Exercise task:
Type out all the records word for word. Any pictures are to be left out.

▼

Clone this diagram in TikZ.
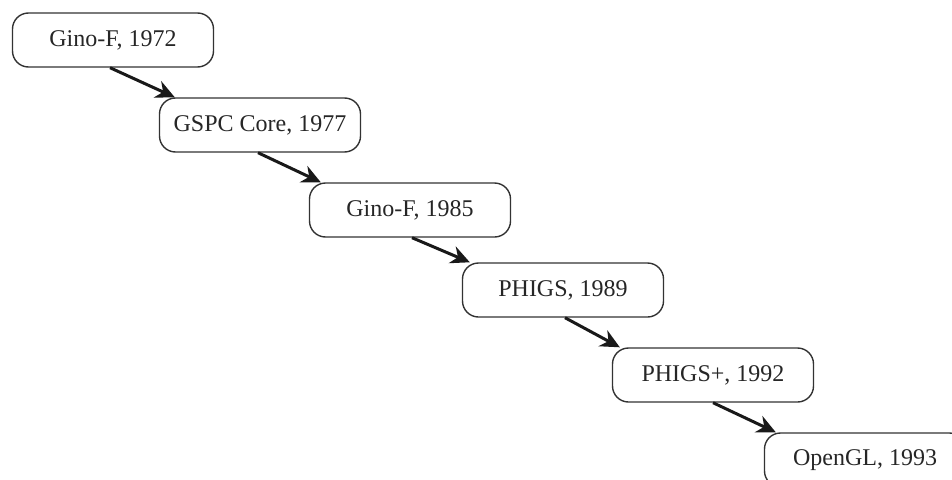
\documentclass[tikz,border=0pt]{standalone}
\usepackage{fontspec}
\setmainfont{Liberation Serif}
\usetikzlibrary{arrows.meta}
\begin{document}
\begin{tikzpicture}[x=1pt,y=-1pt,
  box/.style={draw=black!80, line width=1.4pt, rounded corners=16pt,
    minimum width=201pt, minimum height=54pt, inner sep=0pt,
    font=\fontsize{24}{28}\selectfont, text=black!85},
  link/.style={line width=3pt, black!90, -{Stealth[length=19pt,width=18pt]}}]
\useasboundingbox (0,0) rectangle (952,479);
\node[box] (a) at (113,40) {Gino-F, 1972};
\node[box] (b) at (260,125) {GSPC Core, 1977};
\node[box] (c) at (410,210) {Gino-F, 1985};
\node[box] (d) at (563,290) {PHIGS, 1989};
\node[box] (e) at (713,375) {PHIGS+, 1992};
\node[box] (f) at (865,460) {OpenGL, 1993};
\draw[link] ([xshift=-3pt]a.south) -- ([xshift=16pt]b.north west);
\draw[link] ([xshift=-2pt]b.south) -- ([xshift=12pt]c.north west);
\draw[link] ([xshift=2pt]c.south) -- ([xshift=8pt]d.north west);
\draw[link] ([xshift=2pt]d.south) -- ([xshift=8pt]e.north west);
\draw[link] (e.south) -- ([xshift=12pt]f.north west);
\end{tikzpicture}
\end{document}
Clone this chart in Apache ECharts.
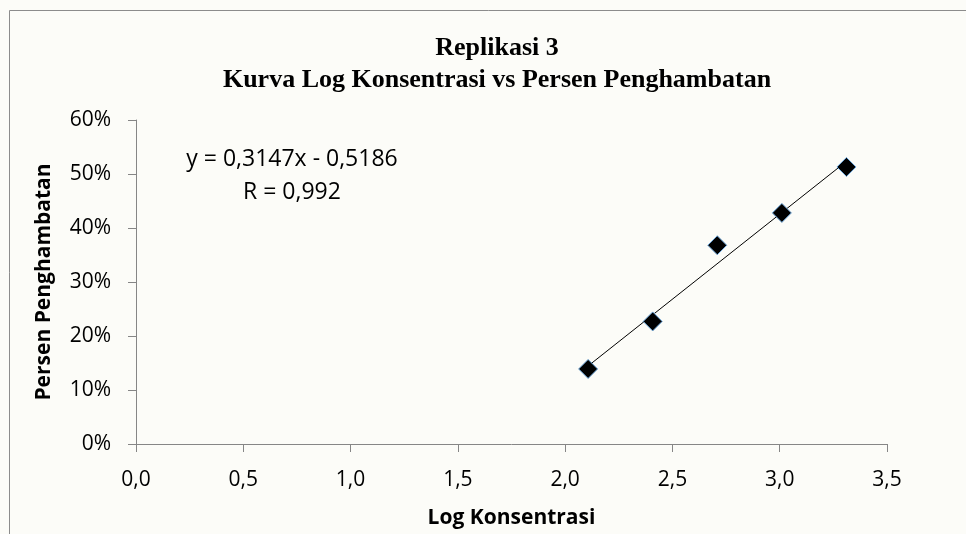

▲

Solution for this problem:
Clone this diagram in TikZ.
\documentclass[tikz,border=0pt]{standalone}
\usepackage{fontspec}
\setmainfont{Liberation Serif}
\usetikzlibrary{arrows.meta}
\begin{document}
\begin{tikzpicture}[x=1pt,y=-1pt,
  box/.style={draw=black!80, line width=1.4pt, rounded corners=16pt,
    minimum width=201pt, minimum height=54pt, inner sep=0pt,
    font=\fontsize{24}{28}\selectfont, text=black!85},
  link/.style={line width=3pt, black!90, -{Stealth[length=19pt,width=18pt]}}]
\useasboundingbox (0,0) rectangle (952,479);
\node[box] (a) at (113,40) {Gino-F, 1972};
\node[box] (b) at (260,125) {GSPC Core, 1977};
\node[box] (c) at (410,210) {Gino-F, 1985};
\node[box] (d) at (563,290) {PHIGS, 1989};
\node[box] (e) at (713,375) {PHIGS+, 1992};
\node[box] (f) at (865,460) {OpenGL, 1993};
\draw[link] ([xshift=-3pt]a.south) -- ([xshift=16pt]b.north west);
\draw[link] ([xshift=-2pt]b.south) -- ([xshift=12pt]c.north west);
\draw[link] ([xshift=2pt]c.south) -- ([xshift=8pt]d.north west);
\draw[link] ([xshift=2pt]d.south) -- ([xshift=8pt]e.north west);
\draw[link] (e.south) -- ([xshift=12pt]f.north west);
\end{tikzpicture}
\end{document}
Clone this chart in Apache ECharts.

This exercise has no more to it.